Francia sabe hoy cual es su sitio y reclama el liderazgo que sin duda le corresponde por su peso en la cultura y en la civilización occidental; pero ¿lo sabemos los demás? ¿Sabremos estar a la altura de nuestra historia y de nuestras responsabilidades como hicieron aquellos europeos varios siglos atrás o, adormecidos en nuestro confort, seremos arrastrados por la tempestad que ya suena? ¿Sabremos armonizar la necesaria y decidida defensa de nuestras vidas, de nuestra cultura, de nuestras creencias, sin perder aquellos avances sociales que nos han hecho como somos? ¿Sabremos armonizar la pluma y la espada como hizo Cervantes? ¿Sabremos conjugar seguridad con libertad y tolerancia? ¿Nos dejarán estos implacables enemigos hacerlo?
Nuevamente Europa está ante un gran reto, quizás no tan grande como aquellos que afrontaron nuestros antecesores (o quizás sí, y no nos demos cuenta), pero tenemos una gran ayuda para superarlo: La Historia. Si sabemos sacar las lecciones adecuadas de ella, si sabemos interpretar bien las amenazas que nos acechan, si sabemos poner por delante lo que nos une en vez de lo que nos distancia, tendremos mucho ganado.
El tiempo lo dirá.
«Los pueblos que desconocen su historia, están obligados a repetirla». Marco Tulio Cicerón.
«Los hombres y los pueblos sin memoria de nada sirven». Salvador Allende.

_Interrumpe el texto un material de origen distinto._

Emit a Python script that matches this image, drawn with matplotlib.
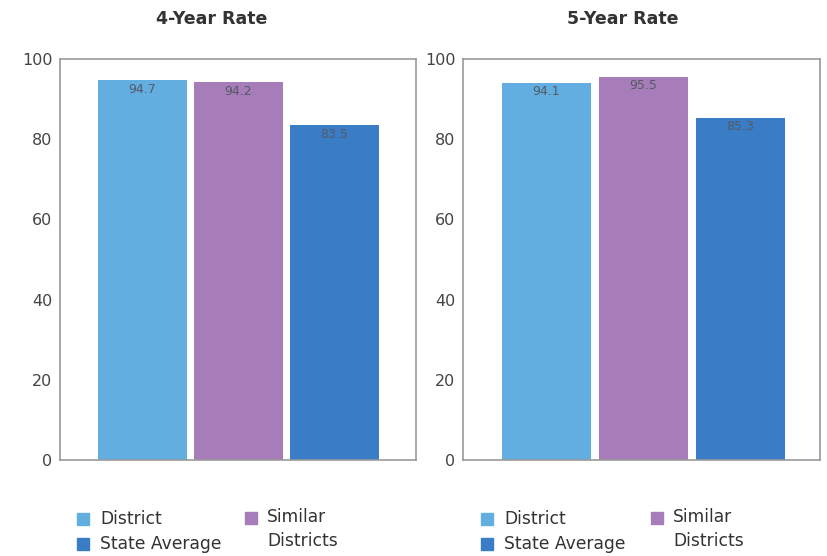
import matplotlib.pyplot as plt
from matplotlib.patches import Rectangle

# data
groups = ["District", "Similar Districts", "State Average"]
rate4 = [94.7, 94.2, 83.5]
rate5 = [94.1, 95.5, 85.3]
titles = ["4-Year Rate", "5-Year Rate"]
colors = ["#63aee0", "#a77db9", "#3a7cc5"]
yticks = [0, 20, 40, 60, 80, 100]

fig = plt.figure(figsize=(8.27, 5.56), dpi=100)
W, H = 827, 556

def px(x0, y0, x1, y1):
    return [x0 / W, 1 - y1 / H, (x1 - x0) / W, (y1 - y0) / H]

axes = [fig.add_axes(px(60, 59, 416, 460)), fig.add_axes(px(463, 59, 820, 460))]
xlims = [(-0.86, 2.85), (-0.86, 2.82)]
title_x = [0.427, 0.448]

for ax, vals, title, xl, tx in zip(axes, [rate4, rate5], titles, xlims, title_x):
    ax.bar(range(3), vals, width=0.92, color=colors, edgecolor="none")
    for i, v in enumerate(vals):
        ax.text(i, v - 0.6, f"{v}", ha="center", va="top", fontsize=9, color="#555a66")
    ax.set_xlim(*xl)
    ax.set_ylim(0, 100)
    ax.set_xticks([])
    ax.set_yticks(yticks)
    ax.tick_params(axis="y", length=0, pad=5.5, labelsize=11.5, labelcolor="#444444")
    for s in ax.spines.values():
        s.set_color("#999999")
        s.set_linewidth(1.2)
    ax.set_title(title, fontsize=12.5, fontweight="bold", color="#333333", x=tx, pad=25)

# legends drawn by hand, as in the original layout
def legend(x_sq, x_sq2):
    items = [(x_sq, 519, colors[0], "District"), (x_sq, 544, colors[2], "State Average")]
    for x, y, c, lab in items:
        fig.add_artist(Rectangle((x / W, 1 - (y + 6) / H), 12 / W, 12 / H,
                                 transform=fig.transFigure, color=c))
        fig.text((x + 23) / W, 1 - y / H, lab, fontsize=12.3, color="#333333", va="center")
    fig.add_artist(Rectangle((x_sq2 / W, 1 - (518 + 6) / H), 12 / W, 12 / H,
                             transform=fig.transFigure, color=colors[1]))
    fig.text((x_sq2 + 22) / W, 1 - 517 / H, "Similar", fontsize=12.3, color="#333333", va="center")
    fig.text((x_sq2 + 22) / W, 1 - 541 / H, "Districts", fontsize=12.3, color="#333333", va="center")

legend(77, 245)
legend(481, 651)

fig.savefig("out.png", dpi=100, facecolor="white")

«Pueblo que no sabe su historia es pueblo condenado a irrevocable muerte». Marcelino Menéndez Pelayo.
Jose Manuel Sánchez Chapela
Diciembre 2015
«Los pueblos que desconocen su historia, están obligados a repetirla». Marco Tulio Cicerón.
‘’Los hombres y los pueblos sin memoria de nada sirven’’. Salvador Allende.
“Pueblo que no sabe su historia es pueblo condenado a irrevocable muerte’’. Marcelino Menéndez Pelayo.